==== Given data ====

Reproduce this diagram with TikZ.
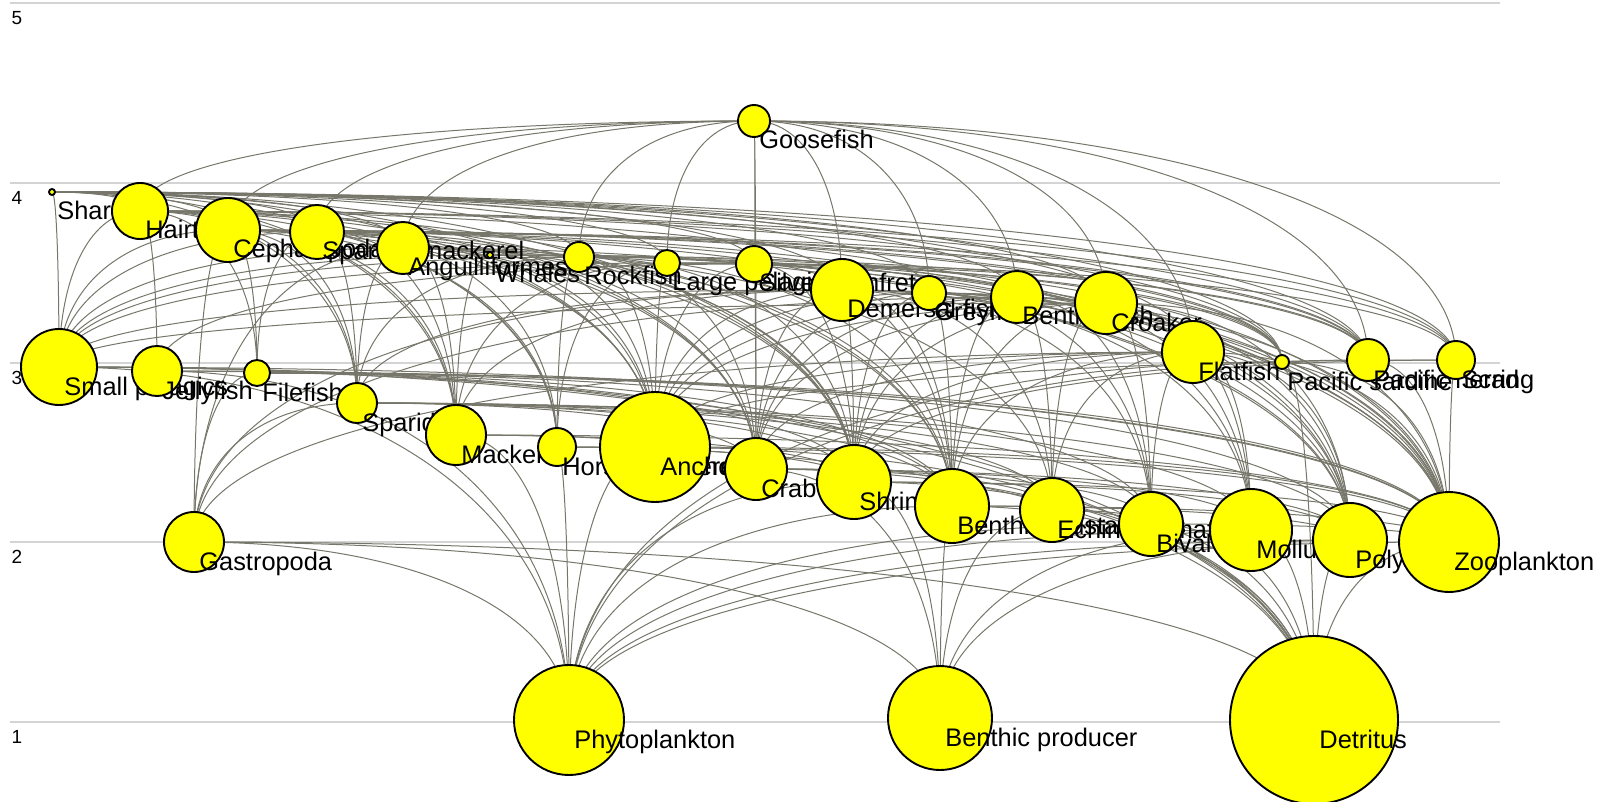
\documentclass[tikz,border=0pt]{standalone}
\usepackage{fontspec}
\setmainfont{Liberation Sans}
\usetikzlibrary{calc, backgrounds}
\definecolor{linkgray}{RGB}{118,118,106}
\definecolor{gridgray}{RGB}{212,212,212}
\definecolor{nodeyellow}{RGB}{255,255,0}

\begin{document}
\begin{tikzpicture}[x=0.5pt, y=-0.5pt,
    species/.style={circle, draw=black, line width=0.95pt, fill=nodeyellow, inner sep=0pt},
    spname/.style={anchor=base west, inner sep=0pt, font=\fontsize{12.7}{14}\selectfont},
    tlabel/.style={inner sep=0pt, font=\fontsize{9.5}{11}\selectfont},
    gridrule/.style={draw=gridgray, line width=1pt},
    feed/.style={draw=linkgray, line width=0.5pt}
]
\useasboundingbox (0,0) rectangle (1612,802);

% trophic levels
\begin{scope}[on background layer]
  \foreach \lv/\gy in {5/3.3, 4/183, 3/362.5, 2/542, 1/721.5}{
    \draw[gridrule] (10,\gy) -- (1500,\gy);
    \node[tlabel] (tl\lv) at (17,\gy+15) {\lv};
  }
\end{scope}

% species
\foreach \n/\x/\y/\rad/\lab in {
    shark/52/192/3/Sharks, hair/140/211/28/Hairtail, ceph/228/230/32/Cephalopoda,
    spmack/317/232/27/Spanish mackerel, angu/403/248/26/Anguilliformes,
    whale/490/255/3/Whales, rock/579/257/15/Rockfish, lpel/667/263/13/Large pelagics,
    silv/754/264/18/Silver pomfret, deme/842/290/31/Demersal fish, grey/929/293/17/Greyfish,
    bent/1017/297/26/Benthic fish, croa/1106/303/31/Croaker, flat/1193/352/31/Flatfish,
    psard/1282/362/7/Pacific sardine, pherr/1368/360/21/Pacific herring, scad/1456/360/19/Scad,
    goose/754/121/16/Goosefish,
    smpel/59/367/38/Small pelagics, jelly/157/371/25/Jellyfish, file/257/373/13/Filefish,
    spar/357/403/20/Sparidae, mack/456/435/30/Mackerel, hors/557/447/19/Horse mackerel,
    anch/655/447/55/Anchovy, crab/756/469/31/Crab, shri/854/482/37/Shrimp,
    bcru/952/506/37/Benthic crustaceans, echi/1052/510/32/Echinodermata,
    biva/1151/524/32/Bivalves, moll/1251/530/41/Mollusca, poly/1350/540/37/Polychaeta,
    zoo/1449/542/50/Zooplankton, gast/194/542/30/Gastropoda,
    phyt/569/720/55/Phytoplankton, bpro/940/718/52/Benthic producer, detr/1314/720/84/Detritus}{
  \node[species, minimum size=\rad pt] (\n) at (\x,\y) {};
  \node[spname] (\n-l) at (\x+5,\y+28) {\lab};
}

% feeding links, predator -> prey
\begin{scope}[on background layer]
\foreach \a/\preys in {
    shark/{hair,ceph,spmack,angu,rock,lpel,silv,deme,grey,bent,croa,flat,psard,pherr,scad,smpel,spar,mack,hors,anch,crab,shri},
    goose/{hair,ceph,spmack,angu,rock,lpel,silv,deme,grey,bent,croa,flat,pherr,scad,crab},
    hair/{ceph,smpel,jelly,file,spar,mack,hors,anch,crab,shri,bcru,zoo,psard,pherr,scad},
    ceph/{smpel,file,spar,mack,hors,anch,crab,shri,bcru,zoo,poly,gast,psard,pherr},
    spmack/{smpel,file,spar,mack,hors,anch,shri,zoo,psard,pherr,scad},
    angu/{smpel,spar,mack,anch,crab,shri,bcru,echi,poly,gast},
    whale/{smpel,mack,anch,zoo,psard,pherr},
    rock/{smpel,spar,hors,anch,crab,shri,bcru,zoo,poly},
    lpel/{smpel,mack,hors,anch,zoo,psard,pherr,scad},
    silv/{jelly,anch,crab,shri,bcru,poly,zoo},
    deme/{smpel,spar,mack,anch,crab,shri,bcru,echi,biva,moll,poly,zoo,gast},
    grey/{anch,crab,shri,bcru,biva,moll,poly,zoo},
    bent/{anch,crab,shri,bcru,echi,biva,moll,poly,gast},
    croa/{smpel,anch,crab,shri,bcru,echi,biva,moll,poly,zoo},
    flat/{anch,crab,shri,bcru,echi,biva,moll,poly,zoo,gast},
    psard/{zoo,phyt,detr},
    pherr/{zoo,phyt},
    scad/{zoo,shri,anch},
    smpel/{zoo,phyt,detr,bcru,shri},
    jelly/{zoo,phyt,detr},
    file/{zoo,poly,biva,gast,bcru},
    spar/{crab,shri,bcru,echi,biva,moll,poly,gast},
    mack/{zoo,anch,shri,phyt},
    hors/{zoo,anch,shri,phyt,detr},
    anch/{zoo,phyt,detr},
    crab/{echi,biva,moll,poly,detr,bpro},
    shri/{zoo,poly,detr,bpro,phyt},
    bcru/{zoo,poly,detr,bpro,phyt},
    echi/{biva,detr,bpro},
    biva/{zoo,phyt,detr},
    moll/{detr,bpro,phyt},
    poly/{detr,bpro,phyt},
    zoo/{phyt,detr},
    gast/{detr,bpro,phyt}}{
  \foreach \b in \preys {
    \coordinate (k) at (\a.center -| \b.center);
    \draw[feed] (\a.center) .. controls ($(\a)!.6!(k)$) and ($(\b)!.6!(k)$) .. (\b.center);
  }
}
\end{scope}
\end{tikzpicture}
\end{document}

====

» **Task statement**: Go through the listing above and write it all out exactly, leaving out any picture.

» **Written answer**:
Reproduce this diagram with TikZ.
\documentclass[tikz,border=0pt]{standalone}
\usepackage{fontspec}
\setmainfont{Liberation Sans}
\usetikzlibrary{calc, backgrounds}
\definecolor{linkgray}{RGB}{118,118,106}
\definecolor{gridgray}{RGB}{212,212,212}
\definecolor{nodeyellow}{RGB}{255,255,0}

\begin{document}
\begin{tikzpicture}[x=0.5pt, y=-0.5pt,
    species/.style={circle, draw=black, line width=0.95pt, fill=nodeyellow, inner sep=0pt},
    spname/.style={anchor=base west, inner sep=0pt, font=\fontsize{12.7}{14}\selectfont},
    tlabel/.style={inner sep=0pt, font=\fontsize{9.5}{11}\selectfont},
    gridrule/.style={draw=gridgray, line width=1pt},
    feed/.style={draw=linkgray, line width=0.5pt}
]
\useasboundingbox (0,0) rectangle (1612,802);

% trophic levels
\begin{scope}[on background layer]
  \foreach \lv/\gy in {5/3.3, 4/183, 3/362.5, 2/542, 1/721.5}{
    \draw[gridrule] (10,\gy) -- (1500,\gy);
    \node[tlabel] (tl\lv) at (17,\gy+15) {\lv};
  }
\end{scope}

% species
\foreach \n/\x/\y/\rad/\lab in {
    shark/52/192/3/Sharks, hair/140/211/28/Hairtail, ceph/228/230/32/Cephalopoda,
    spmack/317/232/27/Spanish mackerel, angu/403/248/26/Anguilliformes,
    whale/490/255/3/Whales, rock/579/257/15/Rockfish, lpel/667/263/13/Large pelagics,
    silv/754/264/18/Silver pomfret, deme/842/290/31/Demersal fish, grey/929/293/17/Greyfish,
    bent/1017/297/26/Benthic fish, croa/1106/303/31/Croaker, flat/1193/352/31/Flatfish,
    psard/1282/362/7/Pacific sardine, pherr/1368/360/21/Pacific herring, scad/1456/360/19/Scad,
    goose/754/121/16/Goosefish,
    smpel/59/367/38/Small pelagics, jelly/157/371/25/Jellyfish, file/257/373/13/Filefish,
    spar/357/403/20/Sparidae, mack/456/435/30/Mackerel, hors/557/447/19/Horse mackerel,
    anch/655/447/55/Anchovy, crab/756/469/31/Crab, shri/854/482/37/Shrimp,
    bcru/952/506/37/Benthic crustaceans, echi/1052/510/32/Echinodermata,
    biva/1151/524/32/Bivalves, moll/1251/530/41/Mollusca, poly/1350/540/37/Polychaeta,
    zoo/1449/542/50/Zooplankton, gast/194/542/30/Gastropoda,
    phyt/569/720/55/Phytoplankton, bpro/940/718/52/Benthic producer, detr/1314/720/84/Detritus}{
  \node[species, minimum size=\rad pt] (\n) at (\x,\y) {};
  \node[spname] (\n-l) at (\x+5,\y+28) {\lab};
}

% feeding links, predator -> prey
\begin{scope}[on background layer]
\foreach \a/\preys in {
    shark/{hair,ceph,spmack,angu,rock,lpel,silv,deme,grey,bent,croa,flat,psard,pherr,scad,smpel,spar,mack,hors,anch,crab,shri},
    goose/{hair,ceph,spmack,angu,rock,lpel,silv,deme,grey,bent,croa,flat,pherr,scad,crab},
    hair/{ceph,smpel,jelly,file,spar,mack,hors,anch,crab,shri,bcru,zoo,psard,pherr,scad},
    ceph/{smpel,file,spar,mack,hors,anch,crab,shri,bcru,zoo,poly,gast,psard,pherr},
    spmack/{smpel,file,spar,mack,hors,anch,shri,zoo,psard,pherr,scad},
    angu/{smpel,spar,mack,anch,crab,shri,bcru,echi,poly,gast},
    whale/{smpel,mack,anch,zoo,psard,pherr},
    rock/{smpel,spar,hors,anch,crab,shri,bcru,zoo,poly},
    lpel/{smpel,mack,hors,anch,zoo,psard,pherr,scad},
    silv/{jelly,anch,crab,shri,bcru,poly,zoo},
    deme/{smpel,spar,mack,anch,crab,shri,bcru,echi,biva,moll,poly,zoo,gast},
    grey/{anch,crab,shri,bcru,biva,moll,poly,zoo},
    bent/{anch,crab,shri,bcru,echi,biva,moll,poly,gast},
    croa/{smpel,anch,crab,shri,bcru,echi,biva,moll,poly,zoo},
    flat/{anch,crab,shri,bcru,echi,biva,moll,poly,zoo,gast},
    psard/{zoo,phyt,detr},
    pherr/{zoo,phyt},
    scad/{zoo,shri,anch},
    smpel/{zoo,phyt,detr,bcru,shri},
    jelly/{zoo,phyt,detr},
    file/{zoo,poly,biva,gast,bcru},
    spar/{crab,shri,bcru,echi,biva,moll,poly,gast},
    mack/{zoo,anch,shri,phyt},
    hors/{zoo,anch,shri,phyt,detr},
    anch/{zoo,phyt,detr},
    crab/{echi,biva,moll,poly,detr,bpro},
    shri/{zoo,poly,detr,bpro,phyt},
    bcru/{zoo,poly,detr,bpro,phyt},
    echi/{biva,detr,bpro},
    biva/{zoo,phyt,detr},
    moll/{detr,bpro,phyt},
    poly/{detr,bpro,phyt},
    zoo/{phyt,detr},
    gast/{detr,bpro,phyt}}{
  \foreach \b in \preys {
    \coordinate (k) at (\a.center -| \b.center);
    \draw[feed] (\a.center) .. controls ($(\a)!.6!(k)$) and ($(\b)!.6!(k)$) .. (\b.center);
  }
}
\end{scope}
\end{tikzpicture}
\end{document}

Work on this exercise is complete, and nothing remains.